The good thing for players like McGlynn, or de la Torre, or Diego Luna, or Malik Tillman (not MLS), is that they play in areas that have vacancies in the full squad. It wasn't all that long ago that the US's midfield would have been considered the hardest place to break into. But now, it's basically Adams (if he's healthy) and then nothing else is for sure. McKennie just can't be counted on to care, and what he does best is still up for debate. Musah has stagnated. Reyna has to prove that he actually exists.

Playing on the opposite flank of Pulisic can still be a competition as well, given that Weah has kind of played all over the field for Juventus and not all that regularly. Especially if Pochettino wants his fullbacks to maraud, an out-and-out winger like Weah might not make as much sense as someone who can tuck in like Luna or McGlynn. If Poch wants to play with more of a #10, well, Reyna abdicated that long ago and that spot is open to someone like Luna. It's just not what Pulisic does.

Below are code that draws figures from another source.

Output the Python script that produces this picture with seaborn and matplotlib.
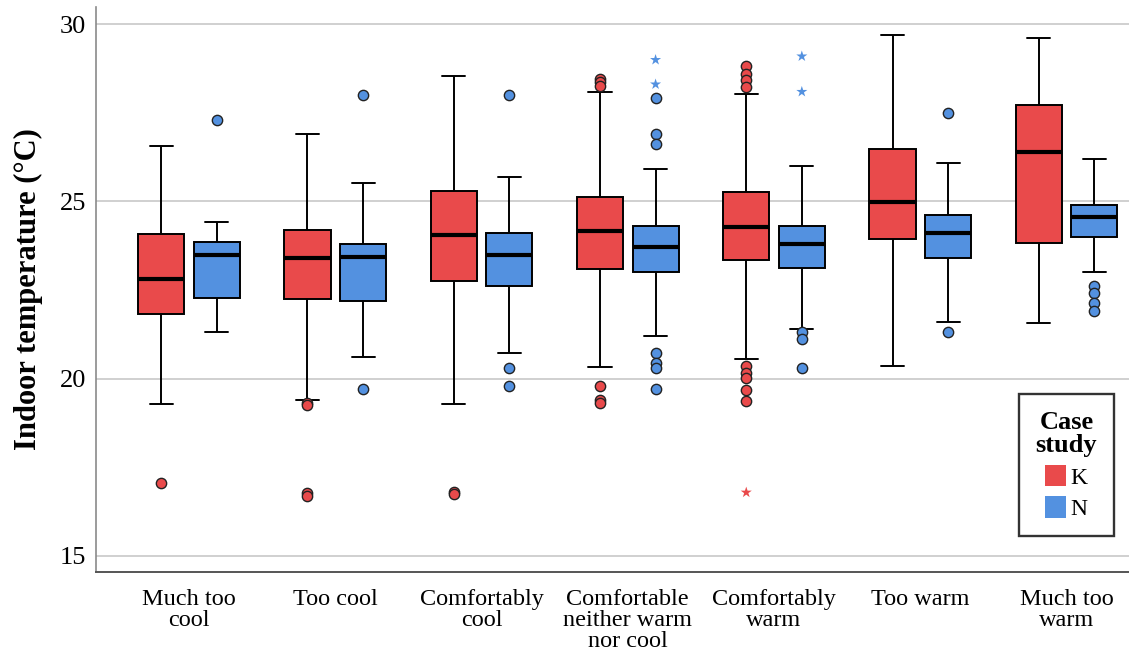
import numpy as np
import pandas as pd
import matplotlib
matplotlib.use("Agg")
import matplotlib.pyplot as plt
from matplotlib.patches import Patch
import seaborn as sns

# ---------------- data ----------------
categories = ["Much too\ncool", "Too cool", "Comfortably\ncool",
              "Comfortable\nneither warm\nnor cool", "Comfortably\nwarm",
              "Too warm", "Much too\nwarm"]
cases = ["K", "N"]

# five-number summaries: lower whisker, Q1, median, Q3, upper whisker
k_low = [19.28, 19.40, 19.27, 20.33, 20.54, 20.36, 21.58]
k_q1 = [21.82, 22.25, 22.75, 23.10, 23.35, 23.95, 23.83]
k_med = [22.80, 23.39, 24.05, 24.15, 24.27, 24.97, 26.39]
k_q3 = [24.07, 24.20, 25.29, 25.11, 25.25, 26.47, 27.71]
k_high = [26.56, 26.89, 28.53, 28.07, 28.02, 29.70, 29.61]

n_low = [21.31, 20.61, 20.71, 21.21, 21.40, 21.60, 23.00]
n_q1 = [22.26, 22.20, 22.62, 23.00, 23.12, 23.40, 24.00]
n_med = [23.50, 23.42, 23.50, 23.70, 23.80, 24.10, 24.55]
n_q3 = [23.86, 23.80, 24.11, 24.29, 24.29, 24.62, 24.89]
n_high = [24.41, 25.51, 25.69, 25.90, 26.00, 26.09, 26.18]

# outliers (circles) and extremes (stars)
k_outliers = [[17.05], [19.30, 19.25, 16.78, 16.69], [16.79, 16.75],
              [28.46, 28.36, 28.25, 19.80, 19.40, 19.32],
              [28.83, 28.58, 28.42, 28.21, 20.36, 20.15, 20.01, 19.68, 19.37],
              [], []]
n_outliers = [[27.30], [28.00, 19.70], [28.00, 20.31, 19.80],
              [27.90, 26.90, 26.61, 20.71, 20.43, 20.31, 19.70],
              [21.31, 21.11, 20.31], [27.49, 21.31], [22.61, 22.41, 22.12, 21.90]]
k_extremes = [[], [], [], [], [16.79], [], []]
n_extremes = [[], [], [], [28.99, 28.30], [29.09, 28.09], [], []]

colors = {"K": "#E94A4B", "N": "#5391E0"}

# ---------------- build samples reproducing the summaries ----------------
REP = 40
rows = []
for case, lo, q1, md, q3, hi in [("K", k_low, k_q1, k_med, k_q3, k_high),
                                 ("N", n_low, n_q1, n_med, n_q3, n_high)]:
    for i, cat in enumerate(categories):
        vals = [lo[i]] + [q1[i]] * REP + [md[i]] * REP + [q3[i]] * REP + [hi[i]]
        rows += [(cat, case, v) for v in vals]
df = pd.DataFrame(rows, columns=["rating", "case", "temp"])

# ---------------- plot ----------------
sns.set_theme(style="white")
serif = ["Liberation Serif", "DejaVu Serif"]
plt.rcParams["font.family"] = serif
plt.rcParams["text.color"] = "black"
plt.rcParams["xtick.color"] = "black"
plt.rcParams["ytick.color"] = "black"
plt.rcParams["axes.labelcolor"] = "black"

fig = plt.figure(figsize=(11.29, 6.58), dpi=100)
ax = fig.add_axes([96 / 1129, 1 - 572 / 658, 1 - 96 / 1129, (572 - 7) / 658])

WIDTH, GAP = 0.76, 0.17
sns.boxplot(data=df, x="rating", y="temp", hue="case", order=categories,
            hue_order=cases, palette=colors, width=WIDTH, gap=GAP,
            whis=(0, 100), showfliers=False, saturation=1, ax=ax,
            linecolor="black", linewidth=1.4,
            medianprops=dict(linewidth=3.0, color="black"),
            legend=False, zorder=3)

offset = WIDTH / 4
for case, outs, exts, sgn in [("K", k_outliers, k_extremes, -1),
                              ("N", n_outliers, n_extremes, 1)]:
    for i in range(len(categories)):
        if outs[i]:
            ax.scatter([i + sgn * offset] * len(outs[i]), outs[i], s=55,
                       facecolor=colors[case], edgecolor="#222222",
                       linewidth=1.0, zorder=4)
        if exts[i]:
            ax.scatter([i + sgn * offset] * len(exts[i]), exts[i], s=70,
                       marker="*", facecolor=colors[case], edgecolor="none",
                       zorder=4)

ax.set_xlim(-0.636, 6.427)
ax.set_ylim(14.546, 30.48)
ax.set_yticks([15, 20, 25, 30])
ax.set_yticklabels(["15", "20", "25", "30"])
ax.yaxis.grid(True, color="#c8c8c8", linewidth=1.2, zorder=0)
ax.xaxis.grid(False)
ax.set_axisbelow(True)
ax.tick_params(axis="y", labelsize=19, length=0, pad=7, labelcolor="black")
ax.tick_params(axis="x", labelsize=17.5, length=0, pad=12, labelcolor="black")
for lab in ax.get_xticklabels():
    lab.set_linespacing(1.0)
ax.set_xlabel("")
ax.set_ylabel("Indoor temperature (°C)", fontsize=22, fontweight="bold",
              labelpad=12, color="black")
for s in ["top", "right"]:
    ax.spines[s].set_visible(False)
ax.spines["left"].set_color("#8a8a8a")
ax.spines["left"].set_linewidth(1.2)
ax.spines["bottom"].set_color("#555555")
ax.spines["bottom"].set_linewidth(1.4)

handles = [Patch(facecolor=colors[c], edgecolor="none", label=c) for c in cases]
leg = fig.legend(handles=handles, title="Case\nstudy", loc="upper left",
                 bbox_to_anchor=(1019 / 1129, 1 - 394 / 658),
                 frameon=True, fancybox=False, fontsize=17,
                 title_fontproperties=dict(family=serif, weight="bold", size=19),
                 handlelength=0.9, handleheight=1.05, handletextpad=0.2,
                 labelspacing=0.3, borderpad=0.7, borderaxespad=0)
leg.get_frame().set_edgecolor("black")
leg.get_frame().set_linewidth(1.7)
leg.get_title().set_multialignment("center")
leg.get_title().set_linespacing(1.05)
for t in leg.get_texts():
    t.set_color("black")

fig.savefig("out.png", dpi=100)
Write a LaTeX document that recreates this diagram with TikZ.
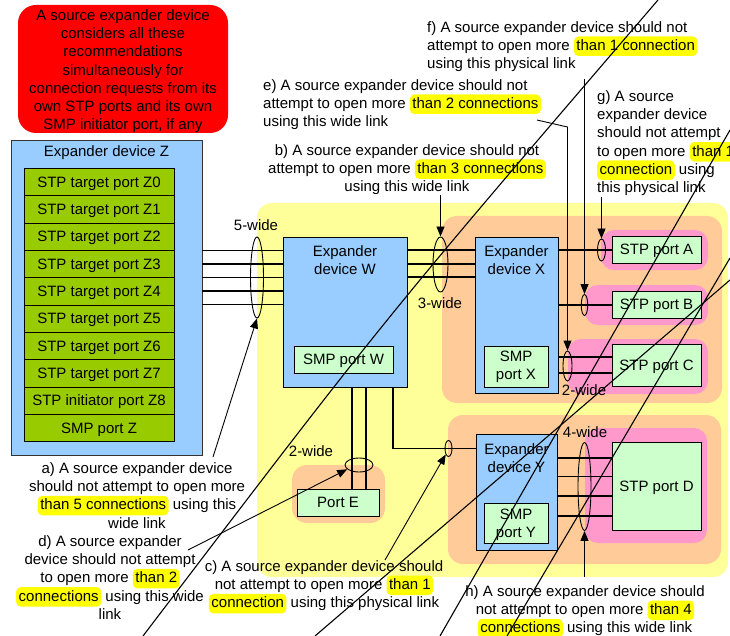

There's certainly a fair amount of panic that the full-strength US team is now out of competitions to play together before the World Cup, and all that's left is a handful of friendlies in the fall and spring before summer '26 arrives. It's really hard to know how much urgency players would have put on the Gold Cup, after they've all played in a World Cup and Copa America and are Champions League regulars. They certainly didn't give a fuck about the Nations League, and it's hard to argue that in the middle of the European season that they should have.

Using the Gold Cup to give lesser-used players and MLS players to ball out is a far better use, because the USMNT has generally lacked a middle and bottom. If Poch gets two or three players who can be effective subs come the World Cup, that's worth it by itself, instead of sending on Brenden Aaronson to run around a lot with no particular direction. He could get much more, as Berhalter did four years ago when using the tournament the same way.

He's got a better canvas for it, given the steps MLS has taken since 2021. McGlynn, Luna, Freeman are playing in a better league week-to-week than James Sands, Sam Vines, or Gianluca Busio were playing against in 2021. It's a summer more of experimentation than it might have been otherwise, but that doesn't mean it can't be beneficial.